Insofar as one is able to learn something from data, as I see it, one is interested in carrying out an inference. While some standard (frequentist) approaches to statistical inference are set out as "within" a statistical model (e.g., N-P tests), it is very misleading to maintain they are somehow "closed" while data analysis is "open". One does not set out in advance the possible claims that might be inferred. What renders the process appropriately "inferential" is being able to critically appraise any candidate for what has been learned (e.g., by scrutinizing the relevant error statistical credentials of the method at hand).

Regarding the Berkeley student who said 80,000 data points wasn't enough for our purposes: I remember it well.
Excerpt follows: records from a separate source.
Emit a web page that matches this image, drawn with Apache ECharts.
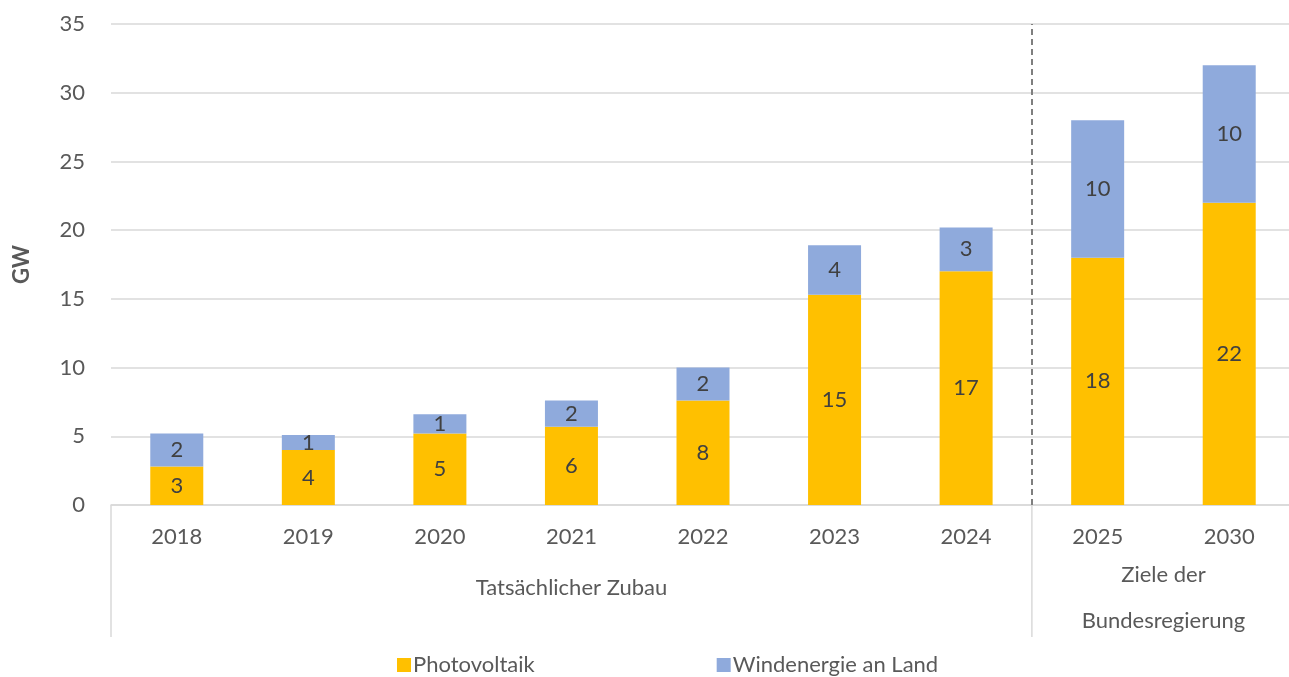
<!DOCTYPE html>
<html>
<head>
<meta charset="utf-8">
<script src="https://cdn.jsdelivr.net/npm/echarts@6/dist/echarts.min.js"></script>
<style>
html, body { margin: 0; padding: 0; background: #fff; overflow: hidden; }
#chart { width: 1295px; height: 677px; }
</style>
</head>
<body>
<div id="chart"></div>
<script>
// Werte (GW)
const years = ['2018', '2019', '2020', '2021', '2022', '2023', '2024', '2025', '2030'];
const photovoltaik = [2.8, 4.0, 5.2, 5.7, 7.6, 15.3, 17.0, 18.0, 22.0];
const windLand = [2.4, 1.1, 1.4, 1.9, 2.4, 3.6, 3.2, 10.0, 10.0];
const groupNames = ['Tatsächlicher Zubau', 'Ziele der\nBundesregierung'];
const groupBounds = [[0, 7], [7, 9]];
const yMin = 0, yMax = 35, yStep = 5;

const font = 'Lato, "Noto Sans", sans-serif';
const fs = 22;
const chart = echarts.init(document.getElementById('chart'));

function valueLabel(p) {
	return Math.round(p.value);
}

chart.setOption({
	animation: false,
	textStyle: { fontFamily: font },
	grid: { left: 111, right: 0, top: 24, bottom: 172 },
	legend: {
		left: 397,
		top: 654,
		padding: 0,
		itemWidth: 14,
		itemHeight: 14,
		itemGap: 182,
		icon: 'rect',
		textStyle: { fontSize: fs, color: '#595959', fontFamily: font, padding: [0, 0, 0, -3] },
		data: ['Photovoltaik', 'Windenergie an Land']
	},
	xAxis: [{
		type: 'category',
		data: years,
		axisLine: { lineStyle: { color: '#d9d9d9', width: 1.5 } },
		axisTick: { show: false },
		axisLabel: { fontSize: fs, color: '#595959', margin: 21, fontFamily: font }
	}, {
		// Hilfsachse für Trennlinien und Gruppenbeschriftung
		type: 'value',
		min: 0,
		max: years.length,
		show: false
	}],
	yAxis: {
		type: 'value',
		min: yMin,
		max: yMax,
		interval: yStep,
		name: 'GW',
		nameLocation: 'middle',
		nameGap: 78,
		nameTextStyle: { fontSize: 22, fontWeight: 'bold', color: '#595959', fontFamily: font },
		axisLine: { show: false },
		axisTick: { show: false },
		axisLabel: { fontSize: fs, color: '#595959', margin: 26, fontFamily: font },
		splitLine: { lineStyle: { color: '#d9d9d9', width: 1.5 } }
	},
	series: [{
		name: 'Photovoltaik',
		type: 'bar',
		stack: 'zubau',
		barWidth: 53,
		data: photovoltaik,
		itemStyle: { color: '#ffc000' },
		label: { show: true, position: 'inside', fontSize: fs, color: '#404040', fontFamily: font, formatter: valueLabel }
	}, {
		name: 'Windenergie an Land',
		type: 'bar',
		stack: 'zubau',
		barWidth: 53,
		data: windLand,
		itemStyle: { color: '#8faadc' },
		label: { show: true, position: 'inside', fontSize: fs, color: '#404040', fontFamily: font, formatter: valueLabel }
	}, {
		name: 'trenner',
		type: 'line',
		xAxisIndex: 1,
		data: [],
		markLine: {
			silent: true,
			symbol: 'none',
			label: { show: false },
			lineStyle: { color: '#7f7f7f', type: [6, 4], width: 2 },
			data: [{ xAxis: groupBounds[1][0] }]
		}
	}]
});

// Gruppenbeschriftung unter der Achse
const axisY = chart.convertToPixel({ yAxisIndex: 0 }, 0);
const graphics = [];
groupBounds.forEach((b, i) => {
	const x0 = chart.convertToPixel({ xAxisIndex: 1 }, b[0]);
	const x1 = chart.convertToPixel({ xAxisIndex: 1 }, b[1]);
	graphics.push({
		type: 'line',
		shape: { x1: x0, y1: axisY, x2: x0, y2: axisY + 132 },
		style: { stroke: '#d9d9d9', lineWidth: 1.5 }
	});
	const twoLines = groupNames[i].indexOf('\n') >= 0;
	graphics.push({
		type: 'text',
		x: (x0 + x1) / 2,
		y: twoLines ? axisY + 93 : axisY + 83,
		style: {
			text: groupNames[i],
			font: fs + 'px ' + font,
			fill: '#595959',
			align: 'center',
			verticalAlign: 'middle',
			lineHeight: 46
		}
	});
});
chart.setOption({ graphic: graphics });
</script>
</body>
</html>
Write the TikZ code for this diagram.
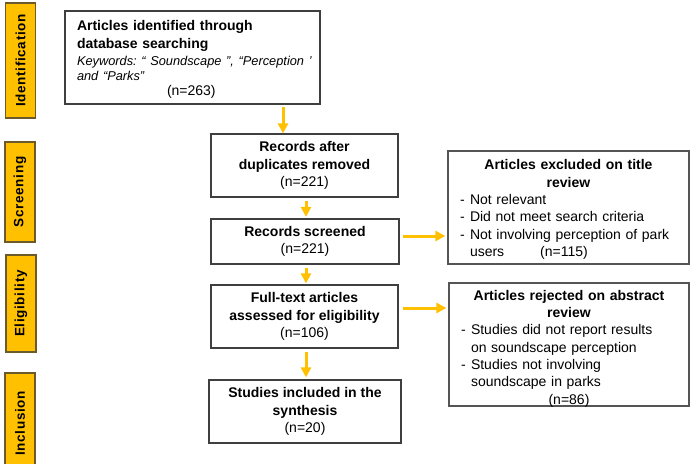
\documentclass[tikz,border=0pt]{standalone}
\usepackage{fontspec}
\setmainfont{Liberation Sans}
\usetikzlibrary{arrows.meta}
\definecolor{gold}{HTML}{FFC000}
\definecolor{sideborder}{HTML}{6B5A2A}
\definecolor{boxborder}{HTML}{3F3F3F}
\definecolor{rboxborder}{HTML}{555555}
\setlength{\parindent}{0pt}
\frenchspacing
\newcommand{\dsh}{\makebox[10pt][l]{-}}
\newcommand{\ind}{\hspace*{10pt}}
\begin{document}
\begin{tikzpicture}[x=1pt,y=-1pt,
  side/.style={draw=sideborder, fill=gold, line width=1.5pt, rotate=90, inner sep=0pt,
    minimum height=30pt, font=\bfseries\fontsize{13.5}{14}\selectfont\addfontfeature{LetterSpace=5}},
  bx/.style={draw=boxborder, line width=1.2pt, inner sep=0pt, align=center,
    font=\bfseries\fontsize{14}{17.5}\selectfont},
  frame/.style={draw=#1, line width=1.2pt, inner sep=0pt},
  rtxt/.style={inner sep=0pt, align=left, font=\fontsize{14}{17.3}\selectfont},
  arr/.style={draw=gold, line width=3pt, -{Triangle[width=10pt,length=10pt]}}]
\useasboundingbox (0,0) rectangle (693,463);
% side labels
\node[side, minimum width=115pt] (sid) at (20.5,60.5) {Identification};
\node[side, minimum width=100pt] (sscr) at (20,192) {Screening};
\node[side, minimum width=97pt] (selg) at (21,303.5) {Eligibility};
\node[side, minimum width=101pt] (sinc) at (20,423.5) {Inclusion};
% main column
\node[frame=boxborder, minimum width=255pt, minimum height=93pt] (b1) at (192.5,57.5) {};
\node[rtxt, text width=240pt] (t1) at (197,59.5) {%
  {\bfseries\fontsize{14}{17.5}\selectfont Articles identified through\\database searching\par}%
  \vspace{2pt}%
  {\itshape\fontsize{12.8}{15}\selectfont\frenchspacing Keywords: “ Soundscape ”, “Perception ’\\and “Parks”\par}%
  {\fontsize{14}{15}\selectfont\hspace*{90pt}(n=263)\par}};
\node[bx, minimum width=187pt, minimum height=63pt] (b2) at (304.5,165.5)
  {Records after\\duplicates removed\\{\mdseries (n=221)}};
\node[bx, minimum width=188pt, minimum height=45pt] (b3) at (305,241.5)
  {Records screened\\{\mdseries (n=221)}};
\node[bx, minimum width=187pt, minimum height=63pt] (b4) at (304.5,316.5)
  {Full-text articles\\assessed for eligibility\\{\mdseries (n=106)}};
\node[bx, minimum width=192pt, minimum height=63pt] (b5) at (305,411.5)
  {Studies included in the\\synthesis\\{\mdseries (n=20)}};
% right column
\node[frame=rboxborder, minimum width=241pt, minimum height=113pt] (b6) at (568.5,207.5) {};
\node[rtxt, text width=217pt] (t6) at (568.5,209.5) {%
  {\centering\bfseries Articles excluded on title\\review\par}%
  \dsh Not relevant\\
  \dsh Did not meet search criteria\\
  \dsh Not involving perception of park\\
  \ind users\hspace{36pt}(n=115)};
\node[frame=rboxborder, minimum width=240pt, minimum height=123pt] (b7) at (569,344.5) {};
\node[rtxt, text width=216pt] (t7) at (569,348.5) {%
  {\centering\bfseries Articles rejected on abstract\\review\par}%
  \dsh Studies did not report results\\
  \ind on soundscape perception\\
  \dsh Studies not involving\\
  \ind soundscape in parks\par
  {\centering (n=86)\par}};
% arrow guide coordinates
\coordinate (x1) at (283,0);
\coordinate (x2) at (306,0);
\coordinate (y1) at (0,236);
\coordinate (y2) at (0,308);
\draw[arr, shorten <=2.5pt] (b1.south -| x1) -- (b2.north -| x1);
\draw[arr, shorten <=3pt, shorten >=1.5pt] (b2.south -| x2) -- (b3.north -| x2);
\draw[arr, shorten <=3pt, shorten >=1pt] (b3.south -| x2) -- (b4.north -| x2);
\draw[arr, shorten <=3.5pt, shorten >=2pt] (b4.south -| x2) -- (b5.north -| x2);
\draw[arr, shorten <=3pt, shorten >=2pt] (b3.east |- y1) -- (b6.west |- y1);
\draw[arr, shorten <=4pt, shorten >=2pt] (b4.east |- y2) -- (b7.west |- y2);
\end{tikzpicture}
\end{document}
It was my first encounter with a phenomenon you had described to me but that I had trouble believing: statisticians (in this case, a student who was echoing his professors) who don't "believe" in Bayesian statistics. I couldn't, and still can't, understand where these people are coming from: Bayes' theorem is a theorem after all, not an idle speculation. If you want to say "I've got a better way to do things," fine, maybe you do, let's try it and see. Or if you want to argue about the prior distribution, or the form of the likelihood function, well, sure, "all models are wrong" and all that, there's plenty of scope for disagreement. But to refuse to accept the validity of a whole approach, even though it is on a firm foundation, still seems bizarre to me.

A few years after that, I went to a talk in the UC Berkeley stats department. I got there a bit early, and the only other people in the room were some UCB stats professors. They were talking about the talk we were about to hear, and disparaging it in various ways based on the abstract. I remember one remark in particular: "Well, of course the whole thing is suspect from the start because he has to assume exchangeability." I almost laughed.

But I think the statistics culture has changed a lot in the last ten or fifteen years. Bayesian methods now seem to be almost universally accepted…not that everyone thinks they're the best approach to a particular problem (or even to any problem) but you don't see the bizarre prejudice that was evident in the '90s.